Il paragone non regge ma le proteste di Israele stanno raccogliendo larghi consensi in giro per il mondo, anche tra i parlamentari ed esponenti politici italiani. E questo spingerà il governo Netanyahu ad intensificare le accuse contro la decisione presa dall’Unesco che, ad una lettura più attenta, ha finalità politiche e non religiose. In sintesi non mira ad affermare i diritti dei musulmani e a negare, come afferma Israele, quelli degli ebrei. Piuttosto vuole condannare le violazioni avvenute sulla Spianata delle Moschee e richiamare lo Stato ebraico al rispetto assoluto dello status quo del luogo santo che formalmente è ancora sotto giurisdizione giordana.

La risoluzione si sofferma su due aspetti.

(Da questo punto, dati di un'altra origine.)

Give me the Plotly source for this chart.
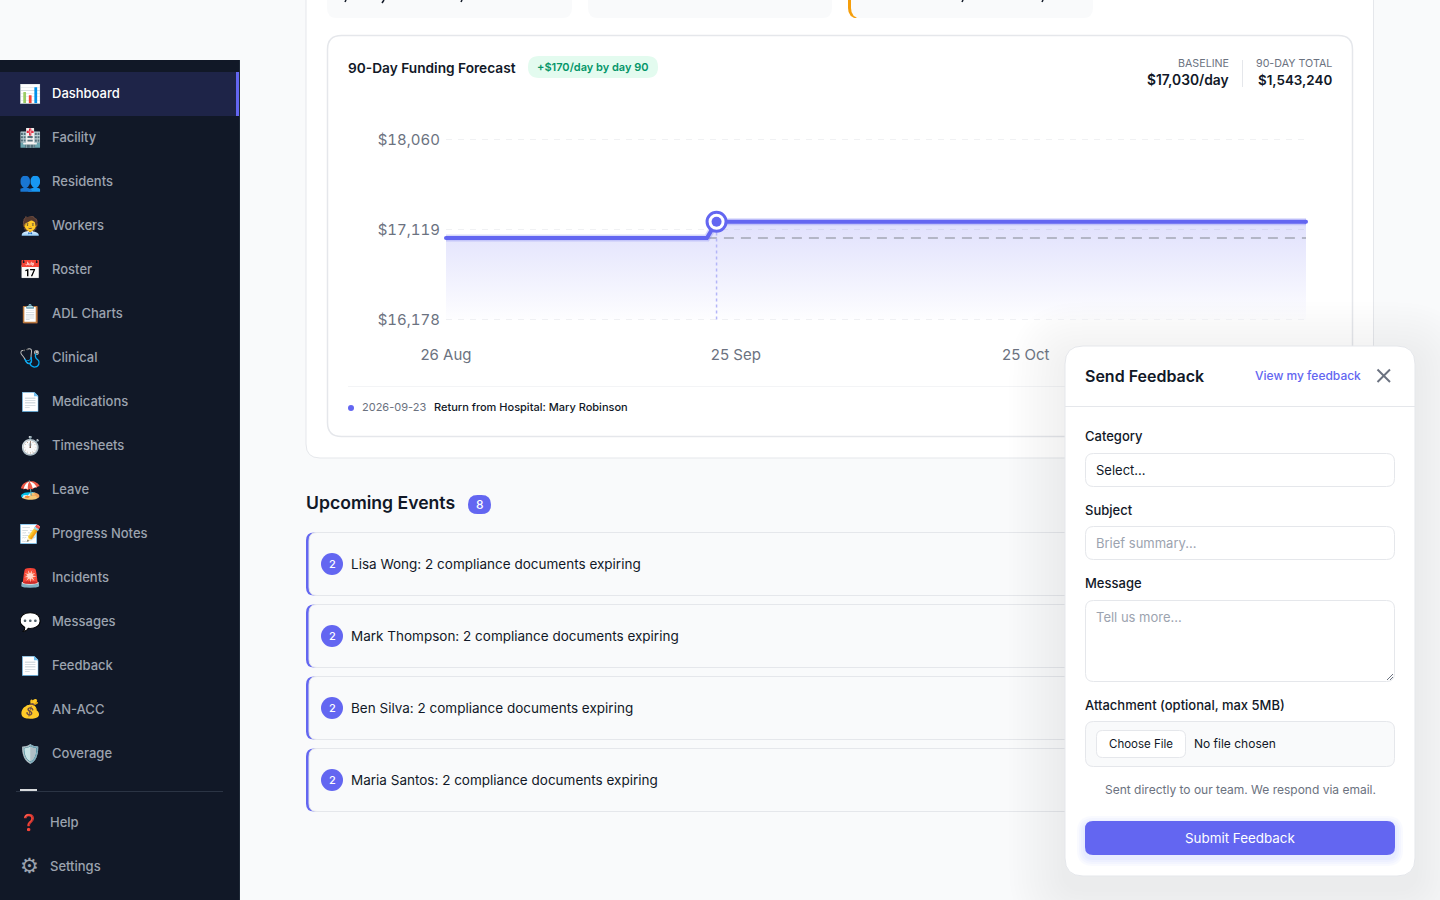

Il primo riguarda il fatto che attivisti della destra ebraica – che Israele descrive come “turisti” – sempre più spesso vanno alla Spianata delle mosche rivendicando il diritto a pregare al sito del Tempio che sorgeva in quel luogo prima di essere distrutto dai romani nel 70 dopo Cristo.

L’Unesco perciò condanna queste presunte visite di preghiera che, peraltro, fanno salire la tensione tra ebrei e musulmani, e chiede a Israele, potenza occupante, di adottare misure per prevenire provocazioni che violano l’integrità delle moschee. Il secondo punto riguarda la denuncia degli scavi fatti e le infrastrutture costruite unilateralmente dalle autorità israeliane nell’area che riguarda anche la Spianata delle Moschee nonché «il crescendo di aggressioni e di misure illegali contro la libertà di preghiera dei musulmani nei loro luoghi santi».

L’Unesco in sintesi invoca il rispetto dello status quo concordato tra Israele e la Giordania dopo la guerra del ’67 e l’occupazione di Gerusalemme Est che, comunque, garantisce agli ebrei la possibilità di visitare il luogo santo ma non di pregarvi e riserva questo diritto ai musulmani. Status quo che nel settembre 2000, occorre ricordare, fu messo in discussione dalla famosa “passeggiata” dell’ex premier israeliano Ariel Sharon sulla Spianata che con 16 anni di anticipo rivendicava il diritto degli ebrei a pregare sul Monte del Tempio. Un gesto che innescò la seconda Intifada palestinese. Infine il documento approvato ieri dall’Unesco ribadisce che Israele è la potenza occupante a Gerusalemme est. Il testo perciò è in linea con il diritto internazionale e le risoluzioni dell’Onu 242 e 338 votate dopo la Guerra dei Sei Giorni.

Al di là delle polemiche sorte intorno al tono della risoluzione denunciato con forza da Israele, il governo Netanyahu prova ad erodere, poco alla volta, lo status quo del luogo santo, facendo leva sui sentimenti religiosi dei cittadini ebrei e sulla solidarietà che riceve dai Paesi occidentali. L’obiettivo sembra essere quello di ottenere in futuro il controllo, anche solo parziale, della Spianata nel quadro di un accordo internazionale che dovrebbe prendere il posto di quello bilaterale con la Giordania.

È difficile che Amman accetti questa possibilità, visto che la monarchia hashemita si considera custode di Haram al Sharif. Più di tutto questo progetto è pericoloso in una città dove gli equilibri religiosi sono sempre molto delicati e le “visite” degli attivisti della destra israeliana sulla Spianata delle Moschee rischiano di innescare un incendio disastroso.